By BCN
Burlingame resident Kate Belding was out for a jog when she saw Asiana Airlines flight No. 214 crash and catch fire as it landed at San Francisco International Airport late this morning.
She was running along a Bay trail near the Crowne Plaza hotel in Burlingame, south of the airport, when something about the plane caught her eye as it was approaching the runway, which juts out into the water.
"It was too low or it was too slow, or something about it just looked different than it should have looked," Belding said.
She said that when it touched down, she saw what looked like a small cloud of smoke.
"I thought that was a little bit weird, different from what you would usually see," she said.
Then it became clear something was very wrong when she heard a loud bang and saw the Boeing 777 skidding on the ground with its wings angled up in the air rather than parallel to the ground, Belding said.

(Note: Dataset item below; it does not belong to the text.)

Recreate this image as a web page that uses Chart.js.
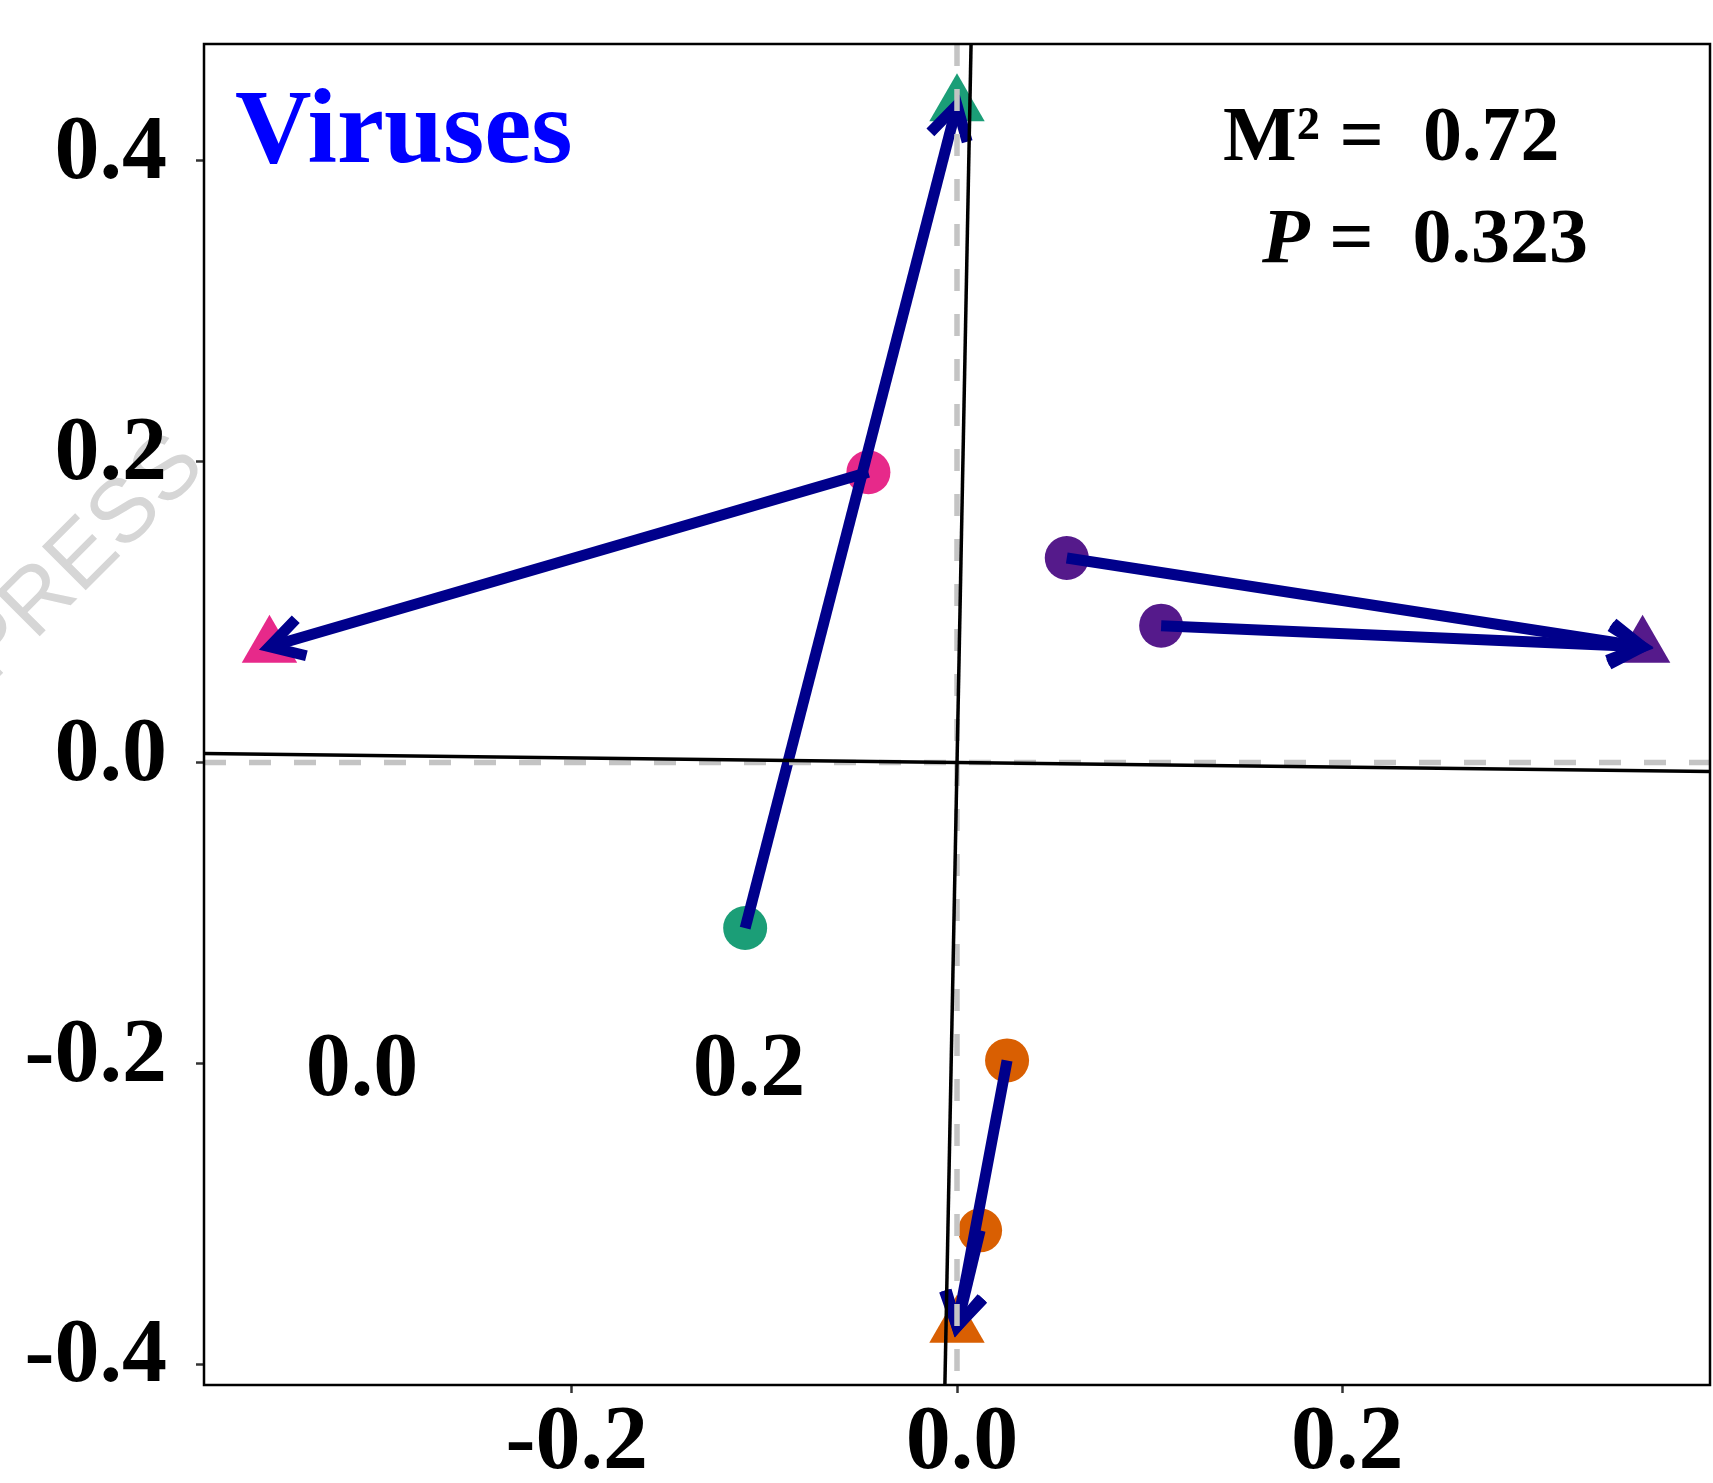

She heard a second bang and saw a dark gray plume of smoke, she said.
A couple of minutes later, emergency vehicles began to arrive on the runway, she said.
She thought, "I can't believe I'm witnessing this," and ran over to talk with some people walking their dogs who were in similar disbelief."
"I run over there a lot, so you see planes coming in and out all the time, it's just part of our daily life here," said Belding, who is 56.
The crash killed two people and sent dozens to hospitals, including 10 critically injured patients who were taken to San Francisco General Hospital.
National Transportation Safety Board chairman Deborah A.P. Hersman and other NTSB officials took off on a flight from Washington D.C. this afternoon to San Francisco to investigate the crash.
Hersman said at a news conference in Washington that other NTSB officials from Los Angeles were also traveling to San Francisco to join the probe of the crash.